The first three are all "Is this even the same Constitution?" level cases, and noisy idiots on both sides think that Watson is a "Do we still have a functioning democracy?" question, although in my view it is an unimportant technicality of election law. I would say the only cases of this importance which have been decided are Learning Resources (the tariffs) and Callais (race-based redistricting), both of which had strong practical reasons for the majority pushing a decision as fast as possible. Cook and Slaughter weren't even argued late in the term.

So the question I am asking is whether the justices are holding the biggest cases to drop together on the last day of the term out of some daft sense of drama (or more nefariously, to minimise the amount of public and press attention they get compared to dropping them separately), or is there some hitch delaying getting the opinions written. I can definitely imagine the cases being delayed because the justices are writing increasingly angry concurrences and dissents at each other, but it is also within the realms of possibility that there is still substantial haggling about getting to 5 votes. Barbara and Slaughter are both cases where a plurality opinion would embarrass the Court as well as being a practical headache.

Does SCOTUS normally "save the best till last"?

Yes.

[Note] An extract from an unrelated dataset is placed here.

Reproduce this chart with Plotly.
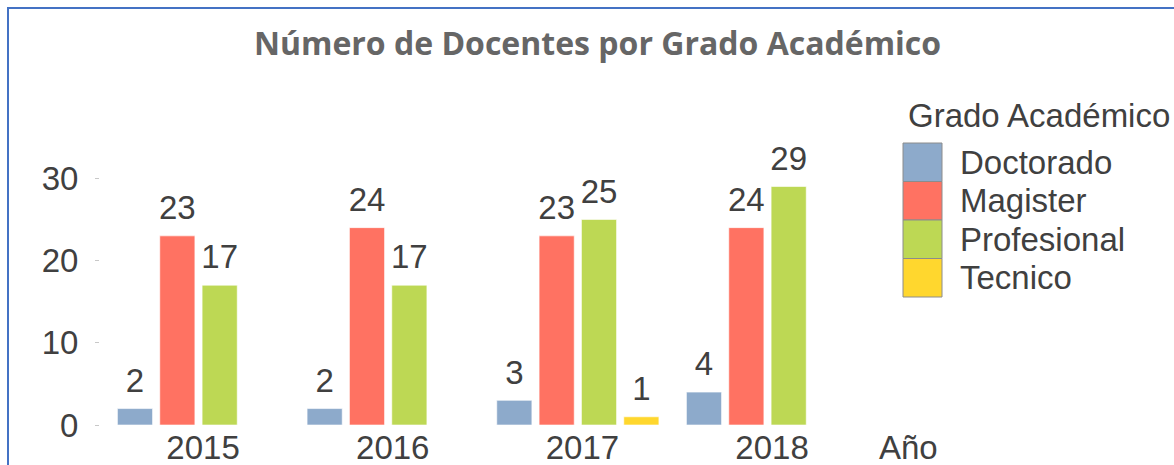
import plotly.graph_objects as go

years = ["2015", "2016", "2017", "2018"]
grados = ["Doctorado", "Magister", "Profesional", "Tecnico"]
doctorado = [2, 2, 3, 4]
magister = [23, 24, 23, 24]
profesional = [17, 17, 25, 29]
tecnico = [None, None, 1, None]
series = [doctorado, magister, profesional, tecnico]
colors = ["#8DAACB", "#FF7262", "#BDD854", "#FFD72E"]

W, H = 1174, 465
PL, PR, PT, PB = 100, 862, 140, 425  # plot area in pixels
FONT = "Liberation Sans, Arial, sans-serif"
TXT = "#404040"
FS = 33


def px_x(p):
    return (p - PL) / (PR - PL)


def px_y(p):
    return (PB - p) / (PB - PT)


fig = go.Figure()
for name, vals, col in zip(grados, series, colors):
    fig.add_trace(go.Bar(
        x=years, y=vals, name=name, offsetgroup=name,
        marker=dict(color=col, line=dict(color="rgba(255,255,255,0.6)", width=1)),
        showlegend=False, hoverinfo="x+y+name",
    ))
# value labels (grouped scatter text aligned with bars)
for name, vals in zip(grados, series):
    fig.add_trace(go.Scatter(
        x=years, y=vals, name=name, offsetgroup=name,
        mode="markers+text", marker=dict(size=12, opacity=0),
        text=[None if v is None else str(v) for v in vals],
        textposition="top center",
        textfont=dict(family=FONT, size=FS, color=TXT),
        cliponaxis=False, showlegend=False, hoverinfo="skip",
    ))

shapes = []
annotations = []

# outer border (cropped chart frame)
shapes.append(dict(type="rect", xref="paper", yref="paper",
                   x0=px_x(8), x1=px_x(1300), y0=px_y(8), y1=px_y(600),
                   line=dict(color="#4472C4", width=2), fillcolor="rgba(0,0,0,0)",
                   layer="above"))

# manual legend
annotations.append(dict(xref="paper", yref="paper", x=px_x(906), y=px_y(116),
                        xanchor="left", yanchor="middle", showarrow=False,
                        text="Grado Académico", font=dict(family=FONT, size=FS, color=TXT)))
row_h = 38.5
top0 = 143
for i, (name, col) in enumerate(zip(grados, colors)):
    y0 = top0 + i * row_h
    y1 = y0 + row_h
    shapes.append(dict(type="rect", xref="paper", yref="paper",
                       x0=px_x(903), x1=px_x(942), y0=px_y(y1), y1=px_y(y0),
                       line=dict(color="#8C8C8C", width=1), fillcolor=col, layer="above"))
    annotations.append(dict(xref="paper", yref="paper", x=px_x(958), y=px_y((y0 + y1) / 2),
                            xanchor="left", yanchor="middle", showarrow=False,
                            text=name, font=dict(family=FONT, size=FS, color=TXT)))

# x axis title at right end
annotations.append(dict(xref="paper", yref="paper", x=px_x(908), y=px_y(447),
                        xanchor="center", yanchor="middle", showarrow=False,
                        text="Año", font=dict(family=FONT, size=FS, color=TXT)))

cat_w = (767.5 - 198.5) / 3
x_lo = -(198.5 - PL) / cat_w
x_hi = (PR - 198.5) / cat_w
px_per_unit = (425 - 178.3) / 30
y_hi = (PB - PT) / px_per_unit

fig.update_layout(
    width=W, height=H,
    margin=dict(l=PL, r=W - PR, t=PT, b=H - PB, pad=0, autoexpand=False),
    paper_bgcolor="white", plot_bgcolor="white",
    barmode="group", bargap=0.107, bargroupgap=0.17,
    scattermode="group", scattergap=0.107,
    title=dict(text="<b>Número de Docentes por Grado Académico</b>",
               x=597.5 / W, xref="container", xanchor="center",
               y=1 - 44 / H, yref="container", yanchor="middle",
               font=dict(family="Open Sans, sans-serif", size=32, color="#666666")),
    xaxis=dict(type="category", range=[x_lo, x_hi], showgrid=False, zeroline=False,
               showline=False, ticks="", tickvals=years, automargin=False,
               ticktext=["\u00a0" + y for y in years],
               tickfont=dict(family=FONT, size=FS, color=TXT)),
    yaxis=dict(range=[0, y_hi], showgrid=False, zeroline=False, showline=False,
               tickvals=[0, 10, 20, 30], ticks="outside", ticklen=4, tickcolor="#C8C8C8",
               ticklabelstandoff=10, automargin=False,
               tickfont=dict(family=FONT, size=FS, color=TXT)),
    shapes=shapes, annotations=annotations,
    font=dict(family=FONT, color=TXT),
)

fig.write_html("out.html", config={"displayModeBar": False},
               post_script="document.body.style.margin='0';document.body.style.overflow='hidden';")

They have done this for at least my entire adult life. Charitably, it is because controversial opinions are longer, have more dissents, and require more careful reasoning that takes time to write. Uncharitably, it is so that the justices can skip town after the judgement drops.

I would include procrastination. Which is a bit of both of your responses. You get the motivation to do the actual hard work when you have a deadline to get it done.